Sedikit dibumbui bubuk asmara antara Milly dan Neal yang khas remaja bangetttss, bikin aku nggak sabar membaca buku ini berulang kali. Aku tidak pernah bosan apalagi sewaktu mengingat perjuangan Milly meyakinkan orangtuanya untuk mengikuti kampanye dengan alasan untuk menghindari kuliah. Sepertinya Milly dan aku mempunyai sifat yang sama, selalu berusaha menghindari hal yang tidak disukai dan tidak berusaha menghadapinya.
Buku Kak Indah satu ini hanya terlalu tipis menurutku dan aku merasa sangat kurang membacanya. Semoga ada sekuel lagi untuk Perfect Purple. Aku dukung 100 persen!!!
Buku ini saya dapat dari giveaway yang diadakan di twitter mbak Rizky. Selesai baca tiga hari, karena saya nggak mau buru-buru berpisah dengan buku ber-cover cantik warna ungu.

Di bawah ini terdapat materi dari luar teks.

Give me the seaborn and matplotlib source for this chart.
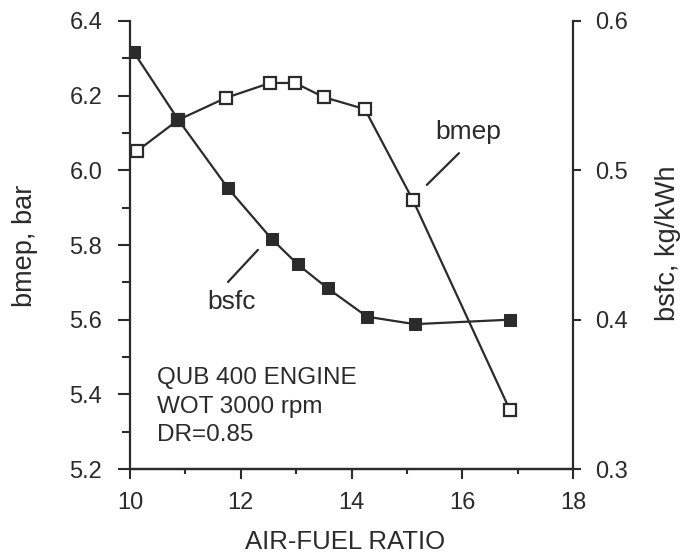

Sesuai dengan judulnya, semua esensi yang ada di buku ini berwarna ungu. Dan itu warna kesukaan saya. Mengangkat cerita berlatar belakang hewan, membuat saya yang suka animal planet langsung excited. Bagaimqna tidak, mbak Indah mengangkat tema perlindungan Paus dengan bendera SNSF.
Saya suka cara mbak Indah bercerita, menyisipkan segala informasi lewat percakapan dan narasi yang tidak menggurui atau berbelit-belit. Semuanya terasa pas dan enak dibaca.
Bagi saya yang sedang bosan dengan genre Romance, buku ini bisa memenuhi rasa haus saya akan buku bertema hewan. Saya suka sekali semua karya James Herriot, dan akhirnya dahaga saya terpenuhi dengan membaca Perfect Purple.
Meski masih ada beberapa salah penulisan, tapi tidak terlalu menggangu. Yang sebenarnya mengganggu adalah sedikitnya halaman. Awalnya saya pikir buku ini akan memuat sekitar 300-an halaman, tapi ternyata hanya 190-an halaman. Makanya saya awet-awet bacanya.
Terima kasih mbak Indah dan mbak Rizky, saya senang bisa baca buku dengan tema yang berbeda.
Milly, gadis berusia 18 tahun dari Pematangsiantar, Sumatra, merasa beruntung ketika tim SNFS yang dipimpin oleh Neal O’Mara datang ke sekolahnya. Pasalnya hal itu mengilhaminya untuk mengelabui ibunya demi menunda kuliah Milly. Milly tidak mau kuliah dengan jurusan pilihan ibunya. Milly lebih memilih untuk menjadi aktivis lingkungan mengikuti jejak Neal daripada dipaksa kuliah. Milly bertekad untuk membujuk orangtuanya agar mengizinkannya untuk ikut berkampanye bersama tim SNFS. Kampanye demi mencegah perburuan paus. Terdengar keren di mata Milly. Makanya, saat ini Milly sedang terombang-ambing di lautan. Berada di kapal bernuansa ungu, warna kesukaannya. Dan, tidak pernah menyangka bahwa petualangannya tidak semenarik yang dibayangkannya.
hmm.. not quite into my expectation, but it's still a worth to read. Kinda new flavour from Indah Hanaco. Notes for romance seeker, this novel has that but for a better result don't put your hope too high. Just take it in a soft level, the lead female is still in her final years into two decades after all.
Mitos atau fakta jika warna ungu itu warna janda? Menurutku itu mitos. Entah mengapa orang-orang dekatku yang memiliki warna favorit ungu adalah orang-orang keras kepala yang akhirnya bisa mewujudkan impiannya. Meski jatuh bangun toh impian itu terwujud juga.